§ Problem requirements
Retype the opening lines of the listing below, ending with the line that contains "from matplotlib.ticker import", and leave out any pictures.

******

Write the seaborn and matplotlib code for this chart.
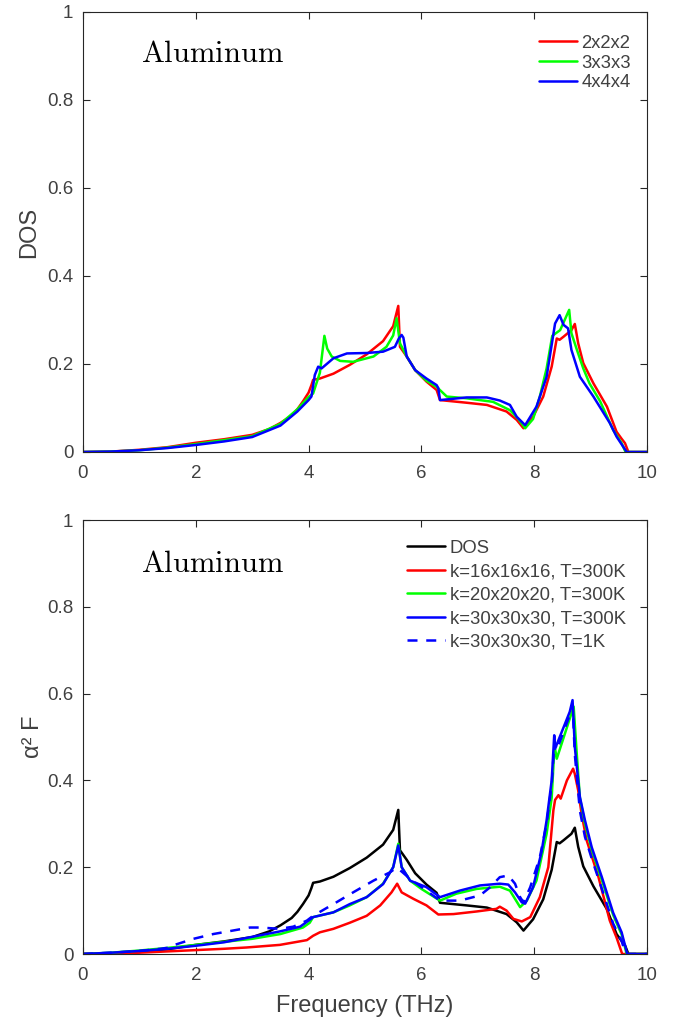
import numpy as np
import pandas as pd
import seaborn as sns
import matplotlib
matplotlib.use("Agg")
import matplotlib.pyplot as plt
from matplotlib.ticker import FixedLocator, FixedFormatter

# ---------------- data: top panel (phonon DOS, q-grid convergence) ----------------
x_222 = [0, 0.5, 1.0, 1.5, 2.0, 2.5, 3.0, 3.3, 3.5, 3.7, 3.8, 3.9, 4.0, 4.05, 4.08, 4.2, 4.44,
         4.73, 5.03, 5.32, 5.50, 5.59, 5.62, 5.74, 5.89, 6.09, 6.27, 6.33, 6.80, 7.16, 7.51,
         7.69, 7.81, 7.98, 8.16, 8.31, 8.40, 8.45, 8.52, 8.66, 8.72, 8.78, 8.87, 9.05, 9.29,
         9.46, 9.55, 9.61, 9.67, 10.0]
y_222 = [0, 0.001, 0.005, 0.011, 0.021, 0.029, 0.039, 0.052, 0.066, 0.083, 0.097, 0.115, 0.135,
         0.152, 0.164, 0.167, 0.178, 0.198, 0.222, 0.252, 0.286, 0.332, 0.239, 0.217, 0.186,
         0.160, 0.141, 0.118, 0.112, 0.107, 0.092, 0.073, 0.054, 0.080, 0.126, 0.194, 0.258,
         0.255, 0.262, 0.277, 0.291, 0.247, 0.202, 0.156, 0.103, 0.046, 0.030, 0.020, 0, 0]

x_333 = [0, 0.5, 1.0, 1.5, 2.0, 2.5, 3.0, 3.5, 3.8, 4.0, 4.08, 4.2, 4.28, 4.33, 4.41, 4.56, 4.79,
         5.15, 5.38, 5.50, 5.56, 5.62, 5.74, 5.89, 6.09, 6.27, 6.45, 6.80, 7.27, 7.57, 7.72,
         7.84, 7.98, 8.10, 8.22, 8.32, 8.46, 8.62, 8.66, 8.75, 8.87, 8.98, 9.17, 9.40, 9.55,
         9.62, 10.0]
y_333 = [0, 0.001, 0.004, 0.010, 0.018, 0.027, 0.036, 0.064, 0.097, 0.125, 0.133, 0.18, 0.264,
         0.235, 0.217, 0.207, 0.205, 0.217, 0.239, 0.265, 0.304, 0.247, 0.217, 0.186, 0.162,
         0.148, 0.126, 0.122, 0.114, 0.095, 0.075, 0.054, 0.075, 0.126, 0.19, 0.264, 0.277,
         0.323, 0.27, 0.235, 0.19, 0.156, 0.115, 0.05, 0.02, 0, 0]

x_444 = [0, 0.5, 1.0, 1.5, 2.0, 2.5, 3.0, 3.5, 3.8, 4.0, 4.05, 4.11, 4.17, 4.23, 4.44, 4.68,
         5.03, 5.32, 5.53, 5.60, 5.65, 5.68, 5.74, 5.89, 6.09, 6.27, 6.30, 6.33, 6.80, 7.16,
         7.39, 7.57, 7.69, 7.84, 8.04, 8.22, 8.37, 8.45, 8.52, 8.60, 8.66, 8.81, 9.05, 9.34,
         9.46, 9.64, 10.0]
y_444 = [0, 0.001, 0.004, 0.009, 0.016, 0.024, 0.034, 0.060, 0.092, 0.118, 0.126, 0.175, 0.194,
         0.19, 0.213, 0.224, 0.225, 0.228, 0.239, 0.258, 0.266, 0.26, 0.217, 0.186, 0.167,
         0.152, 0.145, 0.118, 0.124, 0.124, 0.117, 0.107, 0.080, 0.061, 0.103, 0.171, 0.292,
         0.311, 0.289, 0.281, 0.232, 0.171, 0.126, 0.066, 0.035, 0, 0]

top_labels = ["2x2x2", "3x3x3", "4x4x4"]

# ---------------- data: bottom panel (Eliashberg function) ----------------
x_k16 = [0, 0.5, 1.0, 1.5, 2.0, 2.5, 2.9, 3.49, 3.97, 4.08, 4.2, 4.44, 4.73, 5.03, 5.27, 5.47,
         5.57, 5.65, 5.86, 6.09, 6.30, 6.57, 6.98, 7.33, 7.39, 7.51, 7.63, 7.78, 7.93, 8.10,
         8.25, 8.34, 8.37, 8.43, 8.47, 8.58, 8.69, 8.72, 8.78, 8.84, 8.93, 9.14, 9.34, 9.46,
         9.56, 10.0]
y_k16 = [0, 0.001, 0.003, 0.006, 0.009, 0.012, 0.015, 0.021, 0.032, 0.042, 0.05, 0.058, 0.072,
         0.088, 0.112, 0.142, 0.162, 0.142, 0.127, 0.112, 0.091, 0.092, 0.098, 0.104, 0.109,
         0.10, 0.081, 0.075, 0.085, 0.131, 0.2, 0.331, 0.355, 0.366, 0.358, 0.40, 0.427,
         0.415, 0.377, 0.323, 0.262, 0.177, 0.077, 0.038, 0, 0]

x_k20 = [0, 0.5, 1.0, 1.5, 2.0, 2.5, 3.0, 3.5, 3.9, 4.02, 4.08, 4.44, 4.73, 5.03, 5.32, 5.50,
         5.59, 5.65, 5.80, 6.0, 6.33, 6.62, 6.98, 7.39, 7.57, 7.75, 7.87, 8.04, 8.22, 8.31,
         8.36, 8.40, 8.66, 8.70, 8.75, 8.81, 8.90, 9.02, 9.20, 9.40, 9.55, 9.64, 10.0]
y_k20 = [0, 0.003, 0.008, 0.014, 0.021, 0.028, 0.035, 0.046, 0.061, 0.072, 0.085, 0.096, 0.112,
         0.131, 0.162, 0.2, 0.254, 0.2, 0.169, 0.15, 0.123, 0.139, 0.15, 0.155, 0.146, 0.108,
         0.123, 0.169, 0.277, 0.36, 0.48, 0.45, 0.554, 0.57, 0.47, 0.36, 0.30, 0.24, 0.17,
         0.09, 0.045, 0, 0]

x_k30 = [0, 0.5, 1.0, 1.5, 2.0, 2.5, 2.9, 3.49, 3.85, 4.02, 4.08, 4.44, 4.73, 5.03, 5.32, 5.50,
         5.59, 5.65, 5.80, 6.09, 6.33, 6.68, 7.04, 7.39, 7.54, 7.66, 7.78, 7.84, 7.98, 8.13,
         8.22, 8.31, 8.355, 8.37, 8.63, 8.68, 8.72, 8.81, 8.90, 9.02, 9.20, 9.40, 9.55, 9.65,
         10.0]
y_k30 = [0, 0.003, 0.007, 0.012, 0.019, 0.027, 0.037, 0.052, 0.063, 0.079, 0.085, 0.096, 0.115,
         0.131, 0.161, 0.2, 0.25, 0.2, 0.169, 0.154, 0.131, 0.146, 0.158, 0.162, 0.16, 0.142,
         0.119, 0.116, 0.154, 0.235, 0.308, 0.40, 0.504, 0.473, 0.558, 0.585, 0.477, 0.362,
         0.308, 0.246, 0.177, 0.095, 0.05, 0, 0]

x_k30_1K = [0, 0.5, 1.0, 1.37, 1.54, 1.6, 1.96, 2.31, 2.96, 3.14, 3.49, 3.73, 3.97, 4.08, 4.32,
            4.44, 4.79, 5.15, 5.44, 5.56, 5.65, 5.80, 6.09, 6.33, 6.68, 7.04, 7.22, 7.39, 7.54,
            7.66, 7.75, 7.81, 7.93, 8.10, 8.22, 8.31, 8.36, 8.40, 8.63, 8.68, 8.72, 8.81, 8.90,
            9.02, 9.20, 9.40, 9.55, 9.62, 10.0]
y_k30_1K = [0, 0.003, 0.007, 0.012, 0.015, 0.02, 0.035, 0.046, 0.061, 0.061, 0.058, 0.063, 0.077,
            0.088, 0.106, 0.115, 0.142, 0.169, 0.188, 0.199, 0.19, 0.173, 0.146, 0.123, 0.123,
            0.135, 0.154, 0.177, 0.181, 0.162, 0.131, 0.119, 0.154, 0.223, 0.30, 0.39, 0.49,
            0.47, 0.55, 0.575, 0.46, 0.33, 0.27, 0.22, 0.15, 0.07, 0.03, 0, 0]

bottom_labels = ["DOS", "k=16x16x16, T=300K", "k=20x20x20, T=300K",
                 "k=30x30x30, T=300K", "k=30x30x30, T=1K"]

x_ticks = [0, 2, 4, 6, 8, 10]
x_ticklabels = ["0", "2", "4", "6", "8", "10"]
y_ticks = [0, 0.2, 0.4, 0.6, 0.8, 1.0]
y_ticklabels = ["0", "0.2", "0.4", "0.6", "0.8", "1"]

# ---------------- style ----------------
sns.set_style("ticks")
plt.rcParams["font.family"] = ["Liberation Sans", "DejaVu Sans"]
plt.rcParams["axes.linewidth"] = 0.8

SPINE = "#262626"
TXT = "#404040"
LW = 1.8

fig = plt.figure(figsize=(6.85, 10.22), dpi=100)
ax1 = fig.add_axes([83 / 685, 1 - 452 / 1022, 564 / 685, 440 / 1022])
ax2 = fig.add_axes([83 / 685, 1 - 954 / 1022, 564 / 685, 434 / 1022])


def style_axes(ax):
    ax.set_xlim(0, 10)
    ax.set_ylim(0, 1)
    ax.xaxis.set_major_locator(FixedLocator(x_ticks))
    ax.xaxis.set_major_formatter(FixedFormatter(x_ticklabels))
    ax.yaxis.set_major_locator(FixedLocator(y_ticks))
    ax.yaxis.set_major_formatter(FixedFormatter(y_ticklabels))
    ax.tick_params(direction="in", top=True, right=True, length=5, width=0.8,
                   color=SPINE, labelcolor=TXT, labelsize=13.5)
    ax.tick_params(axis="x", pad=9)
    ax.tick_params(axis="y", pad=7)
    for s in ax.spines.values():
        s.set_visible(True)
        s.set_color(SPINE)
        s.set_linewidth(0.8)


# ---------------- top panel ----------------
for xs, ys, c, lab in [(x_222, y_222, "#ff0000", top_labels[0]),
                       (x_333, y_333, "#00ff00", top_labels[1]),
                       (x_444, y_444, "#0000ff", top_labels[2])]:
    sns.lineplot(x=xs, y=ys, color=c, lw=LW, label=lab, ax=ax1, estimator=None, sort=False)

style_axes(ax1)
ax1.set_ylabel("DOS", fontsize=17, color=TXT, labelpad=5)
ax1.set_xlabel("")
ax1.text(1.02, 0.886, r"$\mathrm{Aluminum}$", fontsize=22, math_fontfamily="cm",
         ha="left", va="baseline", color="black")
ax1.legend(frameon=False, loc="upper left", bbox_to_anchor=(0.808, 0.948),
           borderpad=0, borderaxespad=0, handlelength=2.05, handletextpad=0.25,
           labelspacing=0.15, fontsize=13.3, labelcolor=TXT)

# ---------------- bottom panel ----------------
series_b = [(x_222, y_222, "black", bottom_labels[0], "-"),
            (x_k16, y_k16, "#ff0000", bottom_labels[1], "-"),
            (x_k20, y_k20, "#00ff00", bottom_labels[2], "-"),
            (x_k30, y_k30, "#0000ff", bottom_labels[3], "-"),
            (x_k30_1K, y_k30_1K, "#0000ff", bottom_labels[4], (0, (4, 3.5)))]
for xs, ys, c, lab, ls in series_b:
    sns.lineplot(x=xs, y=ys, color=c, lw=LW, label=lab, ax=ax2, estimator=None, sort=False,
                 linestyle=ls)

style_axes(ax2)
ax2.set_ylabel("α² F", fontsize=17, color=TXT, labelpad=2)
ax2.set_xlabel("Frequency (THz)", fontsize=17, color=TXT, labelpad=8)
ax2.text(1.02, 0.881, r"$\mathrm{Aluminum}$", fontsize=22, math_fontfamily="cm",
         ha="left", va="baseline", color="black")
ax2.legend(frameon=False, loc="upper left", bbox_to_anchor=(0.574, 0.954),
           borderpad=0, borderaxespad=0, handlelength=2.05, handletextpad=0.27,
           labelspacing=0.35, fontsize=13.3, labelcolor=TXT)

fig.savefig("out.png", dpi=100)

******

§ Reply to the exercise
Write the seaborn and matplotlib code for this chart.
import numpy as np
import pandas as pd
import seaborn as sns
import matplotlib
matplotlib.use("Agg")
import matplotlib.pyplot as plt
from matplotlib.ticker import FixedLocator, FixedFormatter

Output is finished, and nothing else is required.